= Costas Picadas =

Visual artist

Costas Picadas (born October 11, 1966 in Ioannina, Greece ) is a Greek born American multi-media visual artist whose works examines cellular structure and immunology.

==Biography==
His father was a Greek doctor. Picadas studied at the Ecole Des Beaux-Arts and Louvre School in Paris.

in 2023 his work was the subject of a solo exhibition at the Terri Gallery in Manhattan and ran from May 5 to May 31 of that year.
Again in 2023 Picadas's work was the subject of a solo exhibition "Universe / Metaverse" at the Donopoulos Gallery in Midtown Manhattan and was on display from November 15 of that year until January 3rd of 2024.
Writing in review on this exhibit he late art critic Robert C. Morgan remarked in Whitehot Magazine of Picadas's work therein ...'Here the artist is particularly involved with showing cellular life both in microcosmic detail and macrocosmic form." Indeed because of his familial medical background it has had a strong influence upon his oeuvre, which the critic Jonathan Goodman tipped his hat to in writing in dART International Magazine
[that} .."Yet there are differences, too. Remembering the medical background of Costas’s family, we can imagine his imagery as coming from pictures taken with a microscope’s magnification".

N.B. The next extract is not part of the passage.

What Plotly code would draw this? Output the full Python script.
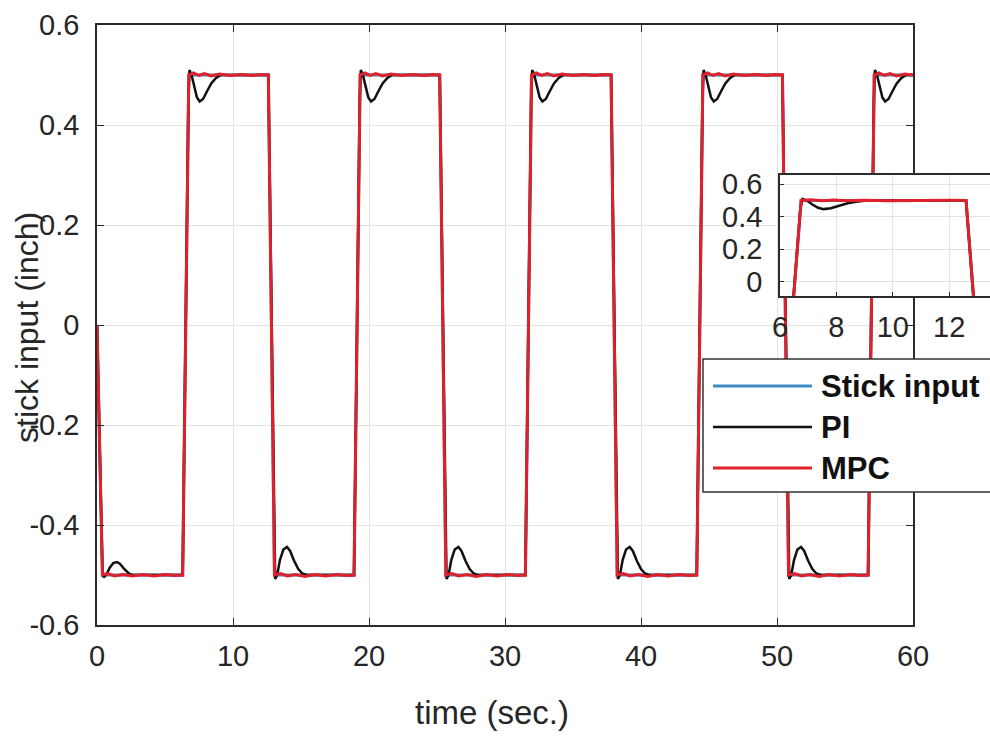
import plotly.graph_objects as go

# ---------------- data ----------------
stick_t = [0, 0.4, 6.3, 6.75, 12.6, 13.05, 18.9, 19.35, 25.2, 25.65, 31.5, 31.95,
           37.8, 38.25, 44.1, 44.55, 50.4, 50.85, 56.7, 57.15, 60]
stick_v = [0, -0.5, -0.5, 0.5, 0.5, -0.5, -0.5, 0.5, 0.5, -0.5, -0.5, 0.5,
           0.5, -0.5, -0.5, 0.5, 0.5, -0.5, -0.5, 0.5, 0.5]

pi_t = [0, 0.4, 0.5, 0.7, 0.95, 1.2, 1.47, 1.7, 2.0, 2.3, 2.6,
        6.3, 6.72, 6.8, 6.95, 7.15, 7.35, 7.55, 7.8, 8.1, 8.4, 8.75, 9.1,
        12.6, 13.02, 13.1, 13.25, 13.45, 13.7, 13.97, 14.2, 14.5, 14.8, 15.1, 15.4,
        18.9, 19.32, 19.4, 19.55, 19.75, 19.95, 20.15, 20.4, 20.7, 21.0, 21.35, 21.7,
        25.2, 25.62, 25.7, 25.85, 26.05, 26.3, 26.57, 26.8, 27.1, 27.4, 27.7, 28.0,
        31.5, 31.92, 32.0, 32.15, 32.35, 32.55, 32.75, 33.0, 33.3, 33.6, 33.95, 34.3,
        37.8, 38.22, 38.3, 38.45, 38.65, 38.9, 39.17, 39.4, 39.7, 40.0, 40.3, 40.6,
        44.1, 44.52, 44.6, 44.75, 44.95, 45.15, 45.35, 45.6, 45.9, 46.2, 46.55, 46.9,
        50.4, 50.82, 50.9, 51.05, 51.25, 51.5, 51.77, 52.0, 52.3, 52.6, 52.9, 53.2,
        56.7, 57.12, 57.2, 57.35, 57.55, 57.75, 57.95, 58.2, 58.5, 58.8, 59.15, 59.5, 60]
pi_v = [0, -0.49, -0.505, -0.498, -0.485, -0.476, -0.474, -0.478, -0.488, -0.496, -0.5,
        -0.5, 0.45, 0.51, 0.50, 0.475, 0.455, 0.447, 0.452, 0.468, 0.483, 0.494, 0.5,
        0.5, -0.45, -0.508, -0.50, -0.47, -0.449, -0.444, -0.452, -0.472, -0.488, -0.497, -0.5,
        -0.5, 0.45, 0.51, 0.50, 0.475, 0.455, 0.447, 0.452, 0.468, 0.483, 0.494, 0.5,
        0.5, -0.45, -0.508, -0.50, -0.47, -0.449, -0.444, -0.452, -0.472, -0.488, -0.497, -0.5,
        -0.5, 0.45, 0.51, 0.50, 0.475, 0.455, 0.447, 0.452, 0.468, 0.483, 0.494, 0.5,
        0.5, -0.45, -0.508, -0.50, -0.47, -0.449, -0.444, -0.452, -0.472, -0.488, -0.497, -0.5,
        -0.5, 0.45, 0.51, 0.50, 0.475, 0.455, 0.447, 0.452, 0.468, 0.483, 0.494, 0.5,
        0.5, -0.45, -0.508, -0.50, -0.47, -0.449, -0.444, -0.452, -0.472, -0.488, -0.497, -0.5,
        -0.5, 0.45, 0.51, 0.50, 0.475, 0.455, 0.447, 0.452, 0.468, 0.483, 0.494, 0.5, 0.5]

mpc_t = [0, 0.4, 0.8, 1.3, 1.9, 2.6, 3.4, 4.2, 5.0, 5.7, 6.3,
         6.75, 7.1, 7.5, 7.9, 8.4, 9.0, 9.8, 10.6, 11.4, 12.1, 12.6,
         13.05, 13.5, 14.0, 14.6, 15.3, 16.0, 16.8, 17.6, 18.3, 18.9,
         19.35, 19.7, 20.1, 20.5, 21.0, 21.6, 22.4, 23.2, 24.0, 24.7, 25.2,
         25.65, 26.1, 26.6, 27.2, 27.9, 28.6, 29.4, 30.2, 30.9, 31.5,
         31.95, 32.3, 32.7, 33.1, 33.6, 34.2, 35.0, 35.8, 36.6, 37.3, 37.8,
         38.25, 38.7, 39.2, 39.8, 40.5, 41.2, 42.0, 42.8, 43.5, 44.1,
         44.55, 44.9, 45.3, 45.7, 46.2, 46.8, 47.6, 48.4, 49.2, 49.9, 50.4,
         50.85, 51.3, 51.8, 52.4, 53.1, 53.8, 54.6, 55.4, 56.1, 56.7,
         57.15, 57.5, 57.9, 58.3, 58.8, 59.4, 60]
mpc_v = [0, -0.5, -0.497, -0.502, -0.499, -0.502, -0.499, -0.502, -0.499, -0.501, -0.5,
         0.5, 0.504, 0.499, 0.503, 0.498, 0.502, 0.499, 0.501, 0.499, 0.501, 0.5,
         -0.5, -0.497, -0.502, -0.499, -0.503, -0.499, -0.502, -0.499, -0.501, -0.5,
         0.5, 0.504, 0.499, 0.503, 0.498, 0.502, 0.499, 0.501, 0.499, 0.501, 0.5,
         -0.5, -0.497, -0.502, -0.499, -0.503, -0.499, -0.502, -0.499, -0.501, -0.5,
         0.5, 0.504, 0.499, 0.503, 0.498, 0.502, 0.499, 0.501, 0.499, 0.501, 0.5,
         -0.5, -0.497, -0.502, -0.499, -0.503, -0.499, -0.502, -0.499, -0.501, -0.5,
         0.5, 0.504, 0.499, 0.503, 0.498, 0.502, 0.499, 0.501, 0.499, 0.501, 0.5,
         -0.5, -0.497, -0.502, -0.499, -0.503, -0.499, -0.502, -0.499, -0.501, -0.5,
         0.5, 0.504, 0.499, 0.503, 0.498, 0.502, 0.5]

series_names = ["Stick input", "PI", "MPC"]
series_colors = ["#3f8cc4", "#111111", "#e0202a"]
series_widths = [3, 2.5, 3]

x_ticks = [0, 10, 20, 30, 40, 50, 60]
x_ticklabels = ["0", "10", "20", "30", "40", "50", "60"]
y_ticks = [-0.6, -0.4, -0.2, 0, 0.2, 0.4, 0.6]
y_ticklabels = ["-0.6", "-0.4", "-0.2", "0", "0.2", "0.4", "0.6"]
inset_x_ticks = [6, 8, 10, 12]
inset_x_ticklabels = ["6", "8", "10", "12"]
inset_y_ticks = [0, 0.2, 0.4, 0.6]
inset_y_ticklabels = ["0", "0.2", "0.4", "0.6"]
inset_x_range = [6, 13.45]
inset_y_range = [-0.088, 0.657]

# ---------------- figure ----------------
W, H = 990, 740
FONT = "Liberation Sans, Arial, sans-serif"
TXT = "#262626"
AX = "#2b2b2b"
GRID = "#e3e3e3"

def px_x(p):
    return p / W

def px_y(p):
    return 1 - p / H

fig = go.Figure()
data = [(stick_t, stick_v), (pi_t, pi_v), (mpc_t, mpc_v)]
for (t, v), name, col, lw in zip(data, series_names, series_colors, series_widths):
    fig.add_trace(go.Scatter(x=t, y=v, mode="lines", name=name, showlegend=False,
                             line=dict(color=col, width=lw), xaxis="x", yaxis="y"))
for (t, v), name, col, lw in zip(data, series_names, series_colors, series_widths):
    fig.add_trace(go.Scatter(x=t, y=v, mode="lines", name=name, showlegend=False,
                             line=dict(color=col, width=lw), xaxis="x2", yaxis="y2"))

tickfont = dict(family=FONT, size=29, color=TXT)

fig.update_layout(
    width=W, height=H,
    margin=dict(l=0, r=0, t=0, b=0, autoexpand=False),
    paper_bgcolor="white", plot_bgcolor="white",
    showlegend=False,
    xaxis=dict(domain=[px_x(97), px_x(913)], range=[0, 60], tickvals=x_ticks, ticktext=x_ticklabels,
               showline=True, linecolor=AX, linewidth=1.5, mirror="ticks",
               ticks="inside", ticklen=7, tickcolor=AX, tickwidth=1.2,
               showgrid=True, gridcolor=GRID, gridwidth=1, zeroline=False, automargin=False,
               tickfont=tickfont, ticklabelstandoff=4, anchor="y"),
    yaxis=dict(domain=[px_y(625), px_y(25)], range=[-0.6, 0.6], tickvals=y_ticks, ticktext=y_ticklabels,
               showline=True, linecolor=AX, linewidth=1.5, mirror="ticks",
               ticks="inside", ticklen=7, tickcolor=AX, tickwidth=1.2,
               showgrid=True, gridcolor=GRID, gridwidth=1, zeroline=False, automargin=False,
               tickfont=tickfont, ticklabelstandoff=10, anchor="x"),
    xaxis2=dict(domain=[px_x(780), 1.0], range=inset_x_range, tickvals=inset_x_ticks, ticktext=inset_x_ticklabels,
                showline=True, linecolor=AX, linewidth=1.5, mirror=True,
                ticks="inside", ticklen=4, tickcolor=AX,
                showgrid=True, gridcolor=GRID, gridwidth=1, zeroline=False, automargin=False,
                tickfont=tickfont, ticklabelstandoff=4, anchor="y2"),
    yaxis2=dict(domain=[px_y(296), px_y(175)], range=inset_y_range, tickvals=inset_y_ticks, ticktext=inset_y_ticklabels,
                showline=True, linecolor=AX, linewidth=1.5, mirror=False,
                ticks="inside", ticklen=4, tickcolor=AX,
                showgrid=True, gridcolor=GRID, gridwidth=1, zeroline=False, automargin=False,
                tickfont=tickfont, ticklabelstandoff=10, anchor="x2"),
)

shapes = [
    # white background of inset, drawn in the inset subplot layer (covers main plot)
    dict(type="rect", xref="x2", yref="y2", x0=inset_x_range[0], x1=inset_x_range[1],
         y0=inset_y_range[0], y1=inset_y_range[1], layer="below",
         fillcolor="white", line=dict(width=0)),
    # legend box
    dict(type="rect", xref="paper", yref="paper", x0=px_x(703), x1=px_x(1000),
         y0=px_y(492), y1=px_y(359), layer="above",
         fillcolor="white", line=dict(color="#333333", width=1.5)),
]
annotations = []
legend_rows = [386, 427, 468]
for name, col, lw, yy in zip(series_names, series_colors, series_widths, legend_rows):
    shapes.append(dict(type="line", xref="paper", yref="paper", x0=px_x(713), x1=px_x(812),
                       y0=px_y(yy), y1=px_y(yy), layer="above", line=dict(color=col, width=lw)))
    annotations.append(dict(xref="paper", yref="paper", x=px_x(819), y=px_y(yy), text="<b>%s</b>" % name,
                            showarrow=False, xanchor="left", yanchor="middle",
                            font=dict(family=FONT, size=31, color="#111111")))

annotations.append(dict(xref="paper", yref="paper", x=px_x(492), y=px_y(712), text="time (sec.)",
                        showarrow=False, xanchor="center", yanchor="middle",
                        font=dict(family=FONT, size=33, color=TXT)))
annotations.append(dict(xref="paper", yref="paper", x=px_x(27), y=px_y(328), text="stick input (inch)",
                        showarrow=False, xanchor="center", yanchor="middle", textangle=-90,
                        font=dict(family=FONT, size=32, color=TXT)))

fig.update_layout(shapes=shapes, annotations=annotations)
fig.write_html("out.html")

In 2024 Picadas was in a two man exhibit with sculptor Aris Katsilakis, "Anatomy Unveiled" at the Santorini Museum of Contemporary Art.
n 2025 Picadas enjoyed his first major "thematic solo exhibition in Greece, at the Henry Dunant Hospital Center. Tilted "Phytobiosomes" it presented a particular collection from his opus that was [created to] "focus on vital organs such as the heart, lungs, and brain, and present the healing methods of nature itself. The artist’s realism and poetic sensibility highlight a new perspective on anatomy and the pathways of healing

A phrase the artist often attaches to his work is "Biomes".
 As PIcadas himself remarked in an interview with Sedition Art ...."I overlay natural imagery I take from forests with the cell imagery from those labs as a way of drawing the comparisons between those life forms. Every individual fauna and flora that exists within a forest exists as a part of a larger system, just like each individual cell in our body does'...

Among Picadas's more striking works are 3d human anatomy models.